Five years ago, location mattered. "Raise in London or New York because that's where allocators are."
Now, infrastructure matters. "Raise where you have institutional-grade infrastructure, because that's what allocators evaluate."
DIFC has infrastructure. Abu Dhabi is building infrastructure. London still has infrastructure, but the capital is leaving.
This is why emerging managers shouldn't think about DIFC as a geographic arbitrage. They should think about it as an infrastructure decision. If you're launching a fund, you want:
Professional fund administrator
Custodian relationships
Reporting infrastructure
Access to capital
DIFC offers all five. And it offers them at scale that emerging managers can actually afford.

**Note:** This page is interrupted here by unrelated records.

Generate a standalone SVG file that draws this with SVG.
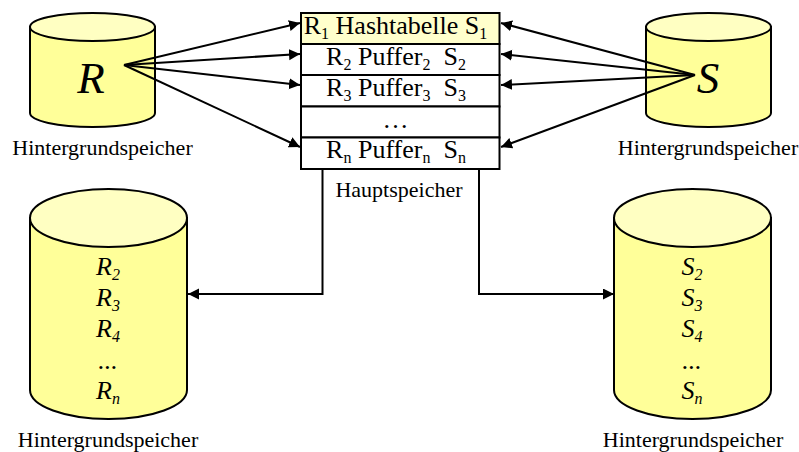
<svg xmlns="http://www.w3.org/2000/svg" width="799" height="452" viewBox="0 0 799 452">
<style>
text{font-family:"Liberation Serif","Times New Roman",serif;fill:#000;text-anchor:middle}
.lbl{font-size:22px}
.row{font-size:26px}
.sub{font-size:16px}
.big{font-size:45px;font-style:italic}
.it{font-size:26px;font-style:italic}
.its{font-size:16px;font-style:italic}
.body{fill:#ffff99;stroke:#000;stroke-width:2}
.top{fill:#ffffc2;stroke:#000;stroke-width:2}
.cell{fill:#fff;stroke:#000;stroke-width:2}
.hl{fill:#ffffcc}
.con{fill:none;stroke:#000;stroke-width:2;marker-end:url(#a)}
</style>
<defs>
<marker id="a" markerUnits="userSpaceOnUse" markerWidth="12" markerHeight="12" refX="11" refY="5.500" orient="auto"><path d="M0 0L11 5.500L0 11Z" fill="#000"/></marker>
</defs>
<g id="disk-r">
<path class="body" d="M30 27V113A62.500 14 0 0 0 155 113V27Z"/>
<ellipse class="top" cx="92.500" cy="27" rx="62.500" ry="14"/>
<text class="big" x="91" y="93">R</text>
<text class="lbl" x="102.500" y="154.500">Hintergrundspeicher</text>
</g>
<g id="disk-s">
<path class="body" d="M646 27V113A62.500 14 0 0 0 771 113V27Z"/>
<ellipse class="top" cx="708.500" cy="27" rx="62.500" ry="14"/>
<text class="big" x="708" y="93">S</text>
<text class="lbl" x="708" y="154.500">Hintergrundspeicher</text>
</g>
<g id="memory">
<rect class="cell hl" x="301" y="13" width="198.500" height="31"/>
<rect class="cell" x="301" y="44" width="198.500" height="31"/>
<rect class="cell" x="301" y="75" width="198.500" height="31.500"/>
<rect class="cell" x="301" y="106.500" width="198.500" height="31"/>
<rect class="cell" x="301" y="137.500" width="198.500" height="31.500"/>
<text class="row" x="395.500" y="33.500">R<tspan class="sub" dy="5">1</tspan><tspan dy="-5"> Hashtabelle S</tspan><tspan class="sub" dy="5">1</tspan></text>
<text class="row" x="396" y="65">R<tspan class="sub" dy="5">2</tspan><tspan dy="-5"> Puffer</tspan><tspan class="sub" dy="5">2</tspan><tspan dy="-5">&#160; S</tspan><tspan class="sub" dy="5">2</tspan></text>
<text class="row" x="396" y="96">R<tspan class="sub" dy="5">3</tspan><tspan dy="-5"> Puffer</tspan><tspan class="sub" dy="5">3</tspan><tspan dy="-5">&#160; S</tspan><tspan class="sub" dy="5">3</tspan></text>
<text class="row" x="395.500" y="128">…</text>
<text class="row" x="396" y="158">R<tspan class="sub" dy="5">n</tspan><tspan dy="-5"> Puffer</tspan><tspan class="sub" dy="5">n</tspan><tspan dy="-5">&#160; S</tspan><tspan class="sub" dy="5">n</tspan></text>
<text class="lbl" x="399" y="197">Hauptspeicher</text>
</g>
<g id="disk-r-out">
<path class="body" d="M30 218V390A78.500 29 0 0 0 187 390V218Z"/>
<ellipse class="top" cx="108.500" cy="218" rx="78.500" ry="29"/>
<text class="it" x="108" y="275">R<tspan class="its" dy="5">2</tspan></text>
<text class="it" x="108" y="306">R<tspan class="its" dy="5">3</tspan></text>
<text class="it" x="108" y="337">R<tspan class="its" dy="5">4</tspan></text>
<text class="it" x="108" y="369">...</text>
<text class="it" x="108" y="399">R<tspan class="its" dy="5">n</tspan></text>
<text class="lbl" x="108" y="447">Hintergrundspeicher</text>
</g>
<g id="disk-s-out">
<path class="body" d="M614 218V390A78.500 29 0 0 0 771 390V218Z"/>
<ellipse class="top" cx="692.500" cy="218" rx="78.500" ry="29"/>
<text class="it" x="692" y="275">S<tspan class="its" dy="5">2</tspan></text>
<text class="it" x="692" y="306">S<tspan class="its" dy="5">3</tspan></text>
<text class="it" x="692" y="337">S<tspan class="its" dy="5">4</tspan></text>
<text class="it" x="692" y="369">...</text>
<text class="it" x="692" y="399">S<tspan class="its" dy="5">n</tspan></text>
<text class="lbl" x="693" y="447">Hintergrundspeicher</text>
</g>
<g id="connectors">
<path class="con" d="M124 65L300 23"/>
<path class="con" d="M124 65L300 54"/>
<path class="con" d="M124 65L300 85"/>
<path class="con" d="M124 65L300 147"/>
<path class="con" d="M695 75L501 23"/>
<path class="con" d="M695 75L501 54"/>
<path class="con" d="M695 75L501 85"/>
<path class="con" d="M695 75L501 147"/>
<path class="con" d="M322.500 169V294H188"/>
<path class="con" d="M479 169V294H614"/>
</g>
</svg>
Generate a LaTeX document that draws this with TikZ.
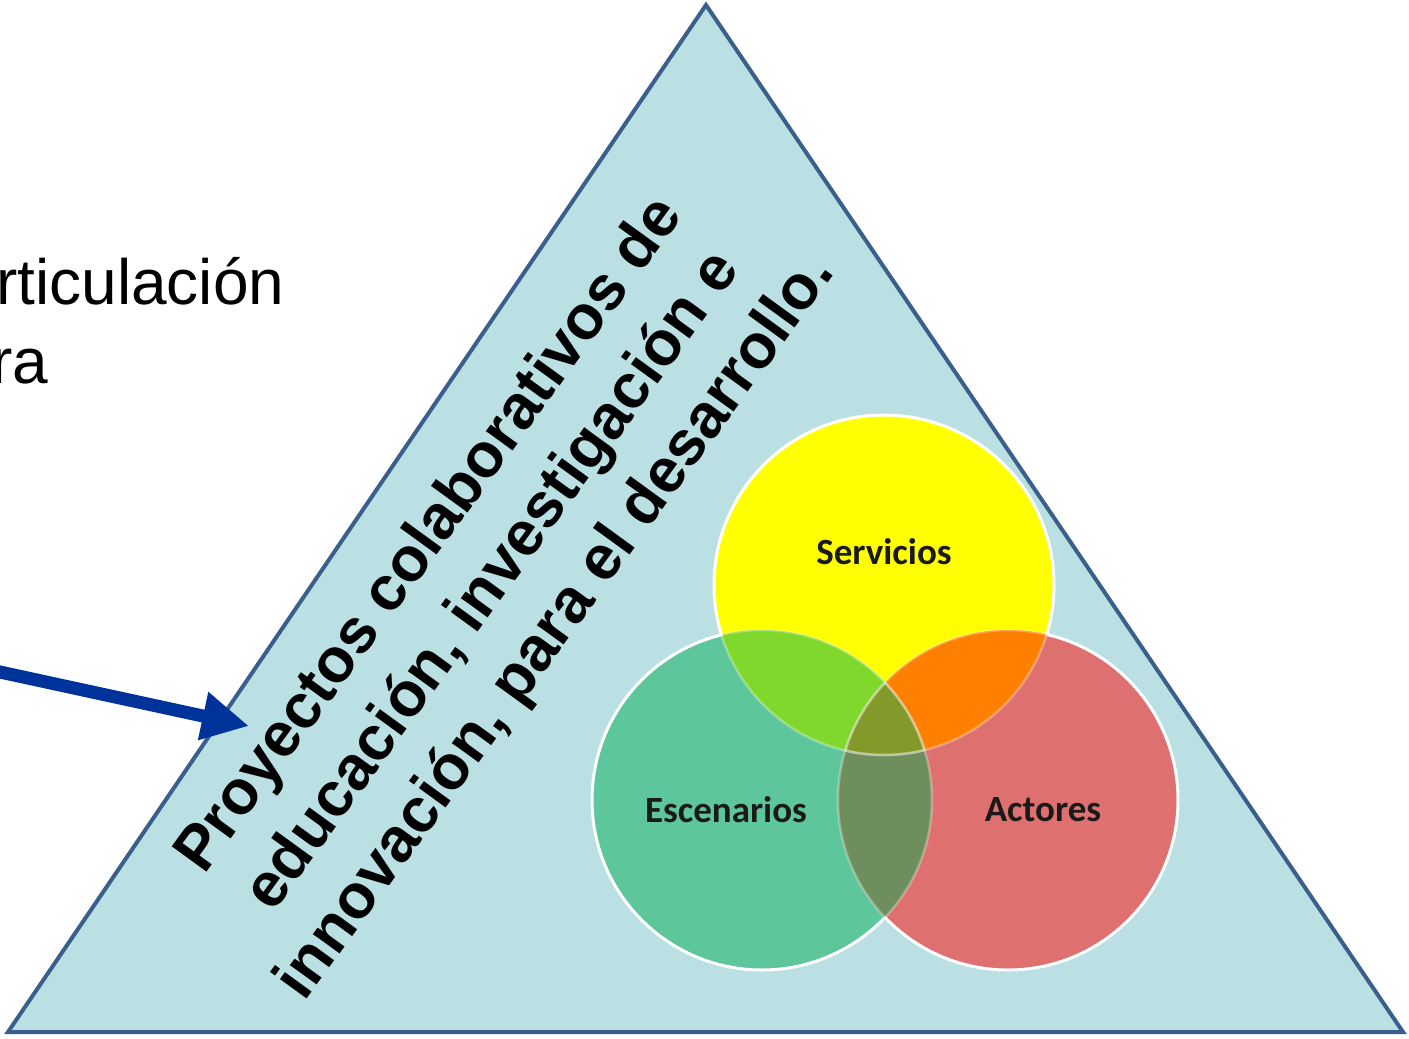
\documentclass[tikz,border=0pt]{standalone}
\usepackage{fontspec}
\setmainfont{Liberation Sans}
\newfontfamily\calib{Carlito}
\usetikzlibrary{arrows.meta}
\definecolor{trifill}{HTML}{BAE0E3}
\definecolor{triedge}{HTML}{3B5F8C}
\definecolor{arrowblue}{HTML}{003399}
\definecolor{cyel}{HTML}{FFFF00}
\definecolor{cgrn}{HTML}{5EC69B}
\definecolor{cred}{HTML}{DE7070}
\definecolor{cyg}{HTML}{7FD82B}
\definecolor{cyr}{HTML}{FF8000}
\definecolor{cgr}{HTML}{6E8E5E}
\definecolor{call}{HTML}{83992A}
\definecolor{lbltext}{HTML}{1A1A1A}
\begin{document}
\begin{tikzpicture}[x=1pt,y=-1pt,
  tri/.style={fill=trifill,draw=triedge,line width=4pt,line join=miter},
  bigtext/.style={font=\fontsize{64}{79}\selectfont,inner sep=0pt},
  rottext/.style={font=\fontsize{62.5}{78}\selectfont\bfseries,align=center,rotate=54,inner sep=0pt},
  lbl/.style={font=\calib\bfseries\fontsize{37}{44}\selectfont,text=lbltext,inner sep=0pt},
  ringin/.style={draw=white,draw opacity=0.3,line width=2.5pt},
  ringout/.style={draw=white,line width=3pt},
  bluearrow/.style={draw=arrowblue,line width=13pt,-{Triangle[length=47pt,width=46pt]}}
]
\useasboundingbox (0,0) rectangle (1409,1039);
\clip (0,0) rectangle (1409,1039);
\fill[white] (0,0) rectangle (1409,1039);

% triangle
\coordinate (apex) at (706,5);
\coordinate (br) at (1403,1032);
\coordinate (bl) at (8,1032);
\draw[tri] (apex) -- (br) -- (bl) -- cycle;

% left partial text
\node[bigtext,anchor=base west] (lt1) at (-4,304) {rticulación};
\node[bigtext,anchor=base west] (lt2) at (-9,383) {ra};

% arrow
\coordinate (arrS) at (-60,659);
\coordinate (arrT) at (249,726);
\draw[bluearrow] (arrS) -- (arrT);

% rotated text
\node[rottext] (proj) at (494,582) {Proyectos colaborativos de\\educación, investigación e\\innovación, para el desarrollo.};

% circles
\def\cS{(884,585) circle (170pt)}
\def\cE{(762,800) circle (170pt)}
\def\cA{(1008,800) circle (170pt)}
\fill[cyel] \cS;
\fill[cgrn] \cE;
\fill[cred] \cA;
\begin{scope}\clip \cS; \fill[cyg] \cE; \fill[cyr] \cA; \end{scope}
\begin{scope}\clip \cE; \fill[cgr] \cA; \end{scope}
\begin{scope}\clip \cS; \clip \cE; \fill[call] \cA; \end{scope}
% faint inner arcs
\begin{scope}\clip \cS; \path[ringin] \cE; \path[ringin] \cA; \end{scope}
\begin{scope}\clip \cE; \path[ringin] \cS; \path[ringin] \cA; \end{scope}
\begin{scope}\clip \cA; \path[ringin] \cS; \path[ringin] \cE; \end{scope}
% outer white borders
\begin{scope}[even odd rule]
  \clip (-100,-100) rectangle (1500,1200) \cE;
  \clip (-100,-100) rectangle (1500,1200) \cA;
  \path[ringout] \cS;
\end{scope}
\begin{scope}[even odd rule]
  \clip (-100,-100) rectangle (1500,1200) \cS;
  \clip (-100,-100) rectangle (1500,1200) \cA;
  \path[ringout] \cE;
\end{scope}
\begin{scope}[even odd rule]
  \clip (-100,-100) rectangle (1500,1200) \cS;
  \clip (-100,-100) rectangle (1500,1200) \cE;
  \path[ringout] \cA;
\end{scope}

% labels
\node[lbl] (serv) at (884,552) {Servicios};
\node[lbl] (esc) at (726,810) {Escenarios};
\node[lbl] (act) at (1043,810) {Actores};
\end{tikzpicture}
\end{document}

The Uncomfortable Truth: Geographic Neutrality Is Over
For the last decade, fund managers could operate in multiple time zones, manage global portfolios, and raise capital from distributed allocators.
DIFC's milestone signals: that era is ending. Capital is concentrating. Allocators are clustering. Infrastructure is becoming location-specific.
This doesn't mean you have to move to DIFC tomorrow. But it does mean:
Your fundraising strategy needs to account for where capital is actually living, not where it used to be.
Your infrastructure decisions need to be made operationally, not just for tax optimization.
Your competitive positioning needs to account for the fact that tier-1 managers have already moved.
Conclusion: The Middle East Hedge Fund Era Is Here
A year ago, the Dubai migration was a story about tax incentives and emerging opportunity. Today, it's structural. DIFC is a top-5 global hub. Abu Dhabi is investing $16B to compete. Nine thousand millionaires are relocating.
This isn't a regional trend. This is the next era of alternative capital allocation.
For emerging managers, the question isn't "Should I move to Dubai?" The question is "How do I position my fundraising strategy in a world where tier-1 capital has already moved to Dubai?"
Some will move. Some will stay in London and compete harder. Some will operate dual bases. All three strategies can work.
But the one strategy that won't work: pretending the capital is still where it used to be.
DIFC's 100-manager milestone isn't a Dubai story. It's a global capital allocation story. And emerging managers need to think about it that way.